Voodoo Histories (?)

This book sounds sort of cool despite the awful title.  I probably could have written it in a couple of years, but I probably will not read it.

06 January 2010

Netherland



I've written a lot about 9/11 on this blog, or about media that concerns itself with "debunking" or "deconstructing" the story of 9/11, if only because Operation Mockingbird is concerned primarily with the art of the conspiracy theory, and 9/11 has proved a fertile ground for conspiracy theorists and otherwise radical political writers, film makers and thinkers.  My relationship to 9/11 itself has been made strange by this arrangement, because it was something that I didn't give much thought to in the years following the attacks.  Since I have engaged with a particular subset of media which deals with 9/11 in a particularly biased way, it has been important for me to, at times, take a step back and clarify for myself what I really think about 9/11 and terrorism and the way it shaped American politics over the past decade, though none of this kind of thought or writing has appeared on this blog.

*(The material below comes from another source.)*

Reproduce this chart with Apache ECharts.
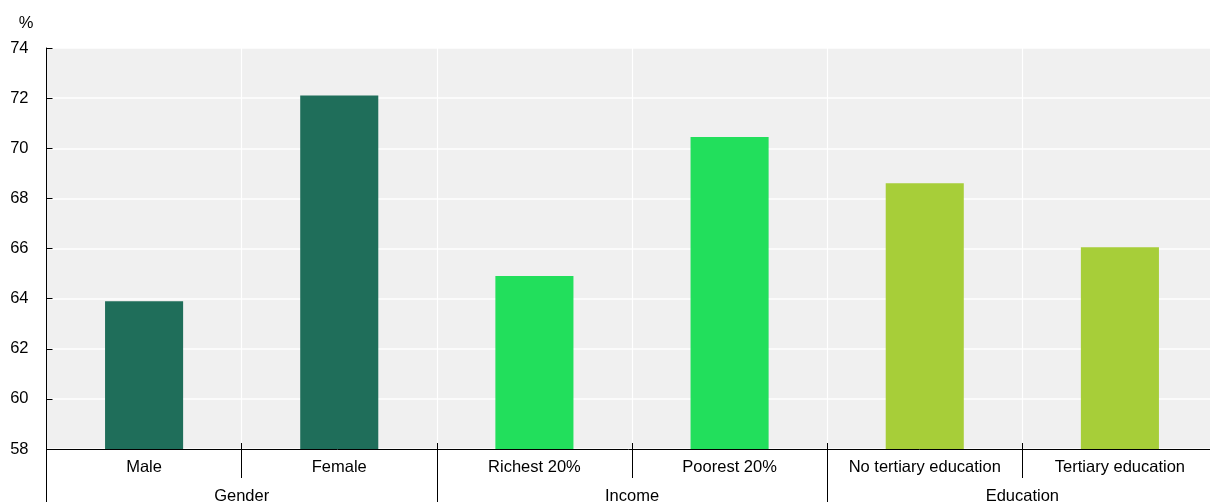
<!DOCTYPE html>
<html>
<head>
<meta charset="utf-8">
<script src="https://cdn.jsdelivr.net/npm/echarts@6/dist/echarts.min.js"></script>
<style>
html,body{margin:0;padding:0;background:#fff;}
#c{width:1210px;height:502px;}
</style>
</head>
<body>
<div id="c"></div>
<script>
// Data
var categories = ['Male', 'Female', 'Richest 20%', 'Poorest 20%', 'No tertiary education', 'Tertiary education'];
var groups = ['Gender', 'Income', 'Education'];
var categoryGroup = [0, 0, 1, 1, 2, 2];
var values = [63.9, 72.1, 64.9, 70.45, 68.6, 66.05];
var yTicks = [58, 60, 62, 64, 66, 68, 70, 72, 74];

// Styles
var groupColors = ['#1f6e5a', '#22df5c', '#a7ce39'];
var font = '"Liberation Sans", Arial, sans-serif';

var chart = echarts.init(document.getElementById('c'), null, {renderer: 'canvas'});
chart.setOption({
  animation: false,
  grid: {
    left: 46.5, top: 48, height: 401, width: 1171,
    outerBoundsMode: 'none', containLabel: false,
    show: true, backgroundColor: '#f0f0f0', borderWidth: 0
  },
  xAxis: [
    {
      type: 'category', data: categories, position: 'bottom',
      axisLine: {show: true, lineStyle: {color: '#000', width: 1}},
      axisTick: {show: true, inside: false, length: 29, interval: 0, lineStyle: {color: '#000'}},
      axisLabel: {interval: 0, margin: 10, color: '#000', fontSize: 16.5, fontFamily: font},
      splitLine: {show: true, interval: 0, lineStyle: {color: '#ffffff', width: 1.2}}
    },
    {
      type: 'category', data: categories, position: 'bottom',
      axisLine: {show: false},
      axisTick: {show: true, inside: true, length: 6, interval: 0, lineStyle: {color: '#000'}},
      axisLabel: {show: false},
      splitLine: {show: false}
    },
    {
      type: 'category', data: groups, position: 'bottom',
      axisLine: {show: false},
      axisTick: {show: true, inside: false, length: 60, interval: 0, lineStyle: {color: '#000'}},
      axisLabel: {interval: 0, margin: 39, color: '#000', fontSize: 16.5, fontFamily: font},
      splitLine: {show: false}
    }
  ],
  yAxis: {
    type: 'value', min: yTicks[0], max: yTicks[yTicks.length - 1], interval: 2,
    name: '%', nameLocation: 'end', nameGap: 25,
    nameTextStyle: {color: '#000', fontSize: 16.5, fontFamily: font, align: 'right', verticalAlign: 'middle', padding: [0, 13, 0, 0]},
    axisLine: {show: true, lineStyle: {color: '#000', width: 1}},
    axisTick: {show: true, inside: true, length: 6, lineStyle: {color: '#000'}},
    axisLabel: {color: '#000', fontSize: 16.5, fontFamily: font, margin: 18},
    splitLine: {show: true, lineStyle: {color: '#ffffff', width: 1.5}}
  },
  series: [{
    type: 'bar', xAxisIndex: 0, barWidth: '40%',
    data: values.map(function (v, i) {
      return {value: v, itemStyle: {color: groupColors[categoryGroup[i]]}};
    })
  }]
});
</script>
</body>
</html>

Anyway, this is relevant because I recently read Netherland, by Joseph O'Neill, which has been called a 9/11 book, and although that's a frightfully limiting description, 9/11 does figure importantly in the events and mood of the book, though, in a way that has nothing to do with conspiracy theories.  I read the book because after hearing how great it was for months and months and then seeing it on my parents shelf at home over the holidays, I figured I should just go ahead and read it.  I had mixed feelings about, but enjoyed reading it and felt that certain parts resonated with me.  As far as this blog goes, however, there was one passage that caught my interest, as a sort of example of the kind of thought inspired by 9/11 that might lead, though not in a direct way at all, to conspiracy theorist ideas, which struck me because it was embedded in a serious novel that treats the trauma of 9/11 more maturely than most things, whether they be YouTube videos or novels, have (of what I've read/seen).

Part of the novel deals with the dissolution of the marriage between the protagonist, Hans van den Broek and his wife Rachel, which occurs slowly after having to move out of their Tribeca apartment to a hotel uptown immediately following the attacks.  The novel takes a subtle approach to the dysfunction of their marriage, it isn't necessarily 9/11 or being foreigners in America or Hans' tendency toward indecision, but an unnameable feeling that results from those factors and others unknown.  However, in an argument between Rachel and Hans she explains that she no longer feels safe in America, and that part of her decision to move back to England is political.
She said, "Bush wants to attack Iraq as part of a right-wing plan to destroy international law and order as we know it and replace it with the global rule of American force.  Tell me which part of that sentence is wrong, and why."
The rhetoric Rachel uses here is obviously  reminiscent of the arguments that appear in many conspiracy theory films, but presented from the perspective of a rational woman ("a corporate litigator, let's not forget") with no motivation other than her own safety and sanity.  When I write about the arguments and rhetoric of most of the conspiracy theorists that I write about on this blog, I tend to do so with an ironic, condescending tone.  But I can't treat the character Rachel's paranoia this way, for obvious reasons.  Does her paranoia and the paranoia of someone like Alex Jones stem from the same emotional impulse?